Your output is the lines from the first one to the one containing "plt.rcParams['mathtext.default'] = 'regular'", repeated exactly, with images left out.

⁂

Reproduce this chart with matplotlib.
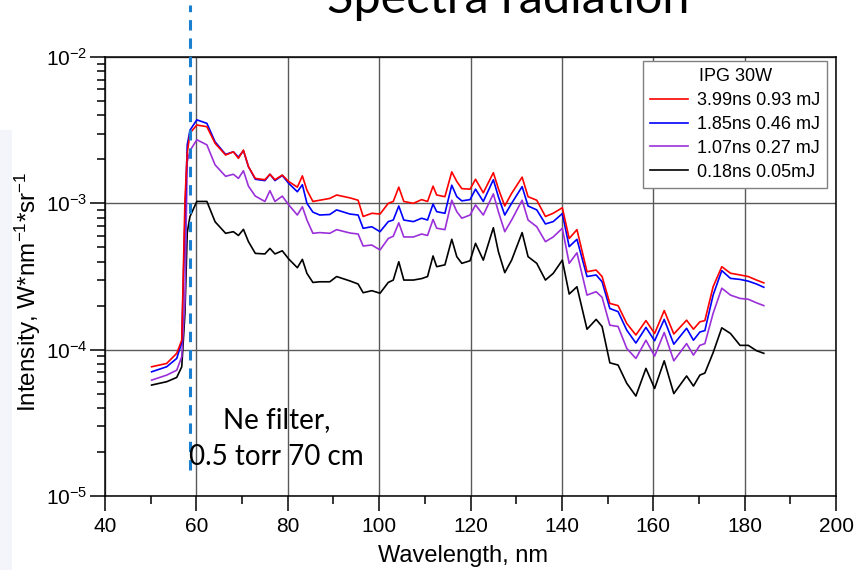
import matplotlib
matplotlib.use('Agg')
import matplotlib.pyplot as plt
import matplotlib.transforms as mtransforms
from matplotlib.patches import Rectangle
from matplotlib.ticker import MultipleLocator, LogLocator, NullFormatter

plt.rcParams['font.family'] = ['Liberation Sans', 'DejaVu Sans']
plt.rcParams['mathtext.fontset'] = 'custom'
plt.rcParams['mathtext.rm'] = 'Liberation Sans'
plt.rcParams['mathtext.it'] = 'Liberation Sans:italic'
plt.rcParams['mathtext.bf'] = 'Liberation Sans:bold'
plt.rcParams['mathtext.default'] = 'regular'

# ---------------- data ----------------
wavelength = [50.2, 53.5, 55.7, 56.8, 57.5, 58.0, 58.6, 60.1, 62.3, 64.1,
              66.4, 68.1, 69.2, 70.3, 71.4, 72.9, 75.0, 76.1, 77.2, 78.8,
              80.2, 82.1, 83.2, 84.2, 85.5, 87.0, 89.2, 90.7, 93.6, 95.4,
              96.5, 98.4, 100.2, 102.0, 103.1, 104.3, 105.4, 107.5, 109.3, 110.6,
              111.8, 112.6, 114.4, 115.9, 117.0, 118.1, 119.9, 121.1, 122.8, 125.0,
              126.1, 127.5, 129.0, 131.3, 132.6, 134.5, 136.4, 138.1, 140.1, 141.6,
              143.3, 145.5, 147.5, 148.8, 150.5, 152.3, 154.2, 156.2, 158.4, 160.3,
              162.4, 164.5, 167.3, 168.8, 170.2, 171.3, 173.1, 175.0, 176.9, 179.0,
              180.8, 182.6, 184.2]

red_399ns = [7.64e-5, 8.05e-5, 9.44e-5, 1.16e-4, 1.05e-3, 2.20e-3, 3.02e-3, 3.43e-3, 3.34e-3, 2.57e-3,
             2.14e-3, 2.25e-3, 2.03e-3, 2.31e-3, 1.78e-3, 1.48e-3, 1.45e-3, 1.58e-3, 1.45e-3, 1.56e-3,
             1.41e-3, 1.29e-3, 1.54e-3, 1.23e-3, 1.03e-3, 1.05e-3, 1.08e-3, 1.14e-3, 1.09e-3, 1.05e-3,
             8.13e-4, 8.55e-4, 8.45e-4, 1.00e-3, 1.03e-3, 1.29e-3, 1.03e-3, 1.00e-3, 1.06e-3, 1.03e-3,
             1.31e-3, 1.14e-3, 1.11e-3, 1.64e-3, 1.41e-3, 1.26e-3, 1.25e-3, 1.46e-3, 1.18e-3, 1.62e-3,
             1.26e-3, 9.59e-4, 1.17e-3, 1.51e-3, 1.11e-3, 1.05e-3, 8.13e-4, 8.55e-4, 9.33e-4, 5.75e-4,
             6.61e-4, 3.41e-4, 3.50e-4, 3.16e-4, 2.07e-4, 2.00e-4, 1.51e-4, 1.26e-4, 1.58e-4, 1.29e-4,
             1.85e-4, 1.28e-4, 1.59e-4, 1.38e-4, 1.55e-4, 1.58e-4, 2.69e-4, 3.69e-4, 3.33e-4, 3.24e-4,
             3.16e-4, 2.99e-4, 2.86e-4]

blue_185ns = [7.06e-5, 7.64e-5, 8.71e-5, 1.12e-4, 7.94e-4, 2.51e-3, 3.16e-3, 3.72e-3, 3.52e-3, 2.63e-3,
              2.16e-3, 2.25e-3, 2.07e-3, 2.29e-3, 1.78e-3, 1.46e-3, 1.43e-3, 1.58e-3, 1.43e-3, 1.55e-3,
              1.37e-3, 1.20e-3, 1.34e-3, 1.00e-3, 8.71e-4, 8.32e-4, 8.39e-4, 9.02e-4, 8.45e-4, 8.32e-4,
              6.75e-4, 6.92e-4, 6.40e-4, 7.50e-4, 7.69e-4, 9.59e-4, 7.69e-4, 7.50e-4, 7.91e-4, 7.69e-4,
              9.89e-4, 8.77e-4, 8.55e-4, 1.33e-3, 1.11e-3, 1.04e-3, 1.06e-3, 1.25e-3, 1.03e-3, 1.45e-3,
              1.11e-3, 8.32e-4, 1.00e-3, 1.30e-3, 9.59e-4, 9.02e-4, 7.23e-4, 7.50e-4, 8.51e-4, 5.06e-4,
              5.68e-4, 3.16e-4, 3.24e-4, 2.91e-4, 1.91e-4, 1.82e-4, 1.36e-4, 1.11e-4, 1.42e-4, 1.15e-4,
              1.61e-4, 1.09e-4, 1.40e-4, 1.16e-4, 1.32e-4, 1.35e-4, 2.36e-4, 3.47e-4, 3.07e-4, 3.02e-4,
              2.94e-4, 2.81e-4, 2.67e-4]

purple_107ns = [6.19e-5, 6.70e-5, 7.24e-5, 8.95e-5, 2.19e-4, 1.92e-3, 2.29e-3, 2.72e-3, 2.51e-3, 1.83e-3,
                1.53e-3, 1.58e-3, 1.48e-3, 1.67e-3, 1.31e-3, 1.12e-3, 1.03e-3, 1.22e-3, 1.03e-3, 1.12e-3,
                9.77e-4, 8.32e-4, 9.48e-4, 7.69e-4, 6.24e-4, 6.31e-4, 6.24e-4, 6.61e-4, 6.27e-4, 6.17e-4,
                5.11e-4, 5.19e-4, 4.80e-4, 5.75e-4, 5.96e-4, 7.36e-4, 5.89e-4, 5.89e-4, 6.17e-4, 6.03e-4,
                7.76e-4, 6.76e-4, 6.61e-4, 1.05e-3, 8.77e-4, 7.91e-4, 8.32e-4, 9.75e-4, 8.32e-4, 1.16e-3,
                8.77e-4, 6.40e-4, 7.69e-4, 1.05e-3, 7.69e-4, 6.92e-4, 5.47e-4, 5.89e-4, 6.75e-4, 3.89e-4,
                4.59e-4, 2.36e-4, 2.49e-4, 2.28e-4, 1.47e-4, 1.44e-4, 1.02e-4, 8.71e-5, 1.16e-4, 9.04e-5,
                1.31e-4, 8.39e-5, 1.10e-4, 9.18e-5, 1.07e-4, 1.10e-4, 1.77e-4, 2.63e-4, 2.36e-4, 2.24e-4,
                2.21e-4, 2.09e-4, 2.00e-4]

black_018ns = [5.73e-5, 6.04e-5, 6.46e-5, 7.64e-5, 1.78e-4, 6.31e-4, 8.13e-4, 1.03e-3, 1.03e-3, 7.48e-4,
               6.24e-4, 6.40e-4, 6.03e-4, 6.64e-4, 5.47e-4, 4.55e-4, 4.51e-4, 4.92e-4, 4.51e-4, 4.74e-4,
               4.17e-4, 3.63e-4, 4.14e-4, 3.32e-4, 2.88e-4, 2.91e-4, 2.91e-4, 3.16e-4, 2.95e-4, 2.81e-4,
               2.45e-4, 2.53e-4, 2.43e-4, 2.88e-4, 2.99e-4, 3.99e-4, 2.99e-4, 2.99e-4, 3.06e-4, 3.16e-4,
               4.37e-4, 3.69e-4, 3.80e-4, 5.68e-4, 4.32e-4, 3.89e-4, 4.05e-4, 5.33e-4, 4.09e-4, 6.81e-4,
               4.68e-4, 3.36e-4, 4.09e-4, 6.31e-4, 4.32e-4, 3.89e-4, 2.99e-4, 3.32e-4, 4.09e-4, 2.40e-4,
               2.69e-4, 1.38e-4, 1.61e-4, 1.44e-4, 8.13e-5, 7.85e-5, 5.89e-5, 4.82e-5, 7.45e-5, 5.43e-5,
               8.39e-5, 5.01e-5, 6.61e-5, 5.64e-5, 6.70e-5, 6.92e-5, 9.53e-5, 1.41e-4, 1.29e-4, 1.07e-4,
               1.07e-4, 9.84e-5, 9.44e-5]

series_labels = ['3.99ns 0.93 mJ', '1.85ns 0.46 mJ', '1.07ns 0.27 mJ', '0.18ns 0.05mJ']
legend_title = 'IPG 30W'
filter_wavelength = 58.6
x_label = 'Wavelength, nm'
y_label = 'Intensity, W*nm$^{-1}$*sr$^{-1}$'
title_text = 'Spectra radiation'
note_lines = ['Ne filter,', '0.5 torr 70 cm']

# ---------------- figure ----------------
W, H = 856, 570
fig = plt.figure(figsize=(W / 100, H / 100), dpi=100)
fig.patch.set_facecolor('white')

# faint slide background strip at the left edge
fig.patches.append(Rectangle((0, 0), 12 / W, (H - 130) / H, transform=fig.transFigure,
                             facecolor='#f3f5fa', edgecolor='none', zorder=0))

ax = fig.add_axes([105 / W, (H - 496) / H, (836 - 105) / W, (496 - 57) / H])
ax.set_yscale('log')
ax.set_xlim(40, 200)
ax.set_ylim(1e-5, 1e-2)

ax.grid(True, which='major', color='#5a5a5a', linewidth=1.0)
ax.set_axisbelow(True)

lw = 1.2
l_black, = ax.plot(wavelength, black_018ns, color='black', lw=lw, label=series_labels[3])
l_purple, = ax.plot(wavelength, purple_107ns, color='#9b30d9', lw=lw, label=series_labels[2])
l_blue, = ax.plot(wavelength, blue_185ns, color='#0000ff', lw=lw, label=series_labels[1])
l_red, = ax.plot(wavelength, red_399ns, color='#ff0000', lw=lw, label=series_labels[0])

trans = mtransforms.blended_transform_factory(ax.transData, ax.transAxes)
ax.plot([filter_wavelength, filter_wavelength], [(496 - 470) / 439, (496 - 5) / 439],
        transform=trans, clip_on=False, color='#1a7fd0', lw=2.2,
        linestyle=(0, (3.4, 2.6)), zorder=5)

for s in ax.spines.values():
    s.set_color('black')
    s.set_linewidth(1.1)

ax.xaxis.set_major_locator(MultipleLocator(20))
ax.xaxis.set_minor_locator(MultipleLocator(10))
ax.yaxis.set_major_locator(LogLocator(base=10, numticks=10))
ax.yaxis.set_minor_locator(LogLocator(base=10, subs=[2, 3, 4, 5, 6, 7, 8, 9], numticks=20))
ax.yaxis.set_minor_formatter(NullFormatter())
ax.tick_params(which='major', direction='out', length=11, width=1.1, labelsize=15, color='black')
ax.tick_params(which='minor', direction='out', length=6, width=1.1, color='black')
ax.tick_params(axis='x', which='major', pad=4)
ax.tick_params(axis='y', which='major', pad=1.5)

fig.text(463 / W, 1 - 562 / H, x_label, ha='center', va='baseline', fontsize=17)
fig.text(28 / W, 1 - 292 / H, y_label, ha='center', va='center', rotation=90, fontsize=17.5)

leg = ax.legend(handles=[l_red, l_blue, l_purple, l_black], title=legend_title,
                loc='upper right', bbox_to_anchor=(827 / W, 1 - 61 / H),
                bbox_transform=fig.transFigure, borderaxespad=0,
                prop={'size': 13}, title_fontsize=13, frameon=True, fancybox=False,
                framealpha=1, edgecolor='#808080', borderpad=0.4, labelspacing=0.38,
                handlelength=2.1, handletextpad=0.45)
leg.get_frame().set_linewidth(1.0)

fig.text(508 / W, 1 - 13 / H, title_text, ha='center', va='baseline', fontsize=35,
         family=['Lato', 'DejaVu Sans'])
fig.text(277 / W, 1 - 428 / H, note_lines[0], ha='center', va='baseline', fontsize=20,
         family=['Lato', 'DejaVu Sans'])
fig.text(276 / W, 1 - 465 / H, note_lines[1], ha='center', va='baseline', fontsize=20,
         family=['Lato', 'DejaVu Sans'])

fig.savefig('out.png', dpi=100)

⁂

**Worked solution:**
Reproduce this chart with matplotlib.
import matplotlib
matplotlib.use('Agg')
import matplotlib.pyplot as plt
import matplotlib.transforms as mtransforms
from matplotlib.patches import Rectangle
from matplotlib.ticker import MultipleLocator, LogLocator, NullFormatter

plt.rcParams['font.family'] = ['Liberation Sans', 'DejaVu Sans']
plt.rcParams['mathtext.fontset'] = 'custom'
plt.rcParams['mathtext.rm'] = 'Liberation Sans'
plt.rcParams['mathtext.it'] = 'Liberation Sans:italic'
plt.rcParams['mathtext.bf'] = 'Liberation Sans:bold'
plt.rcParams['mathtext.default'] = 'regular'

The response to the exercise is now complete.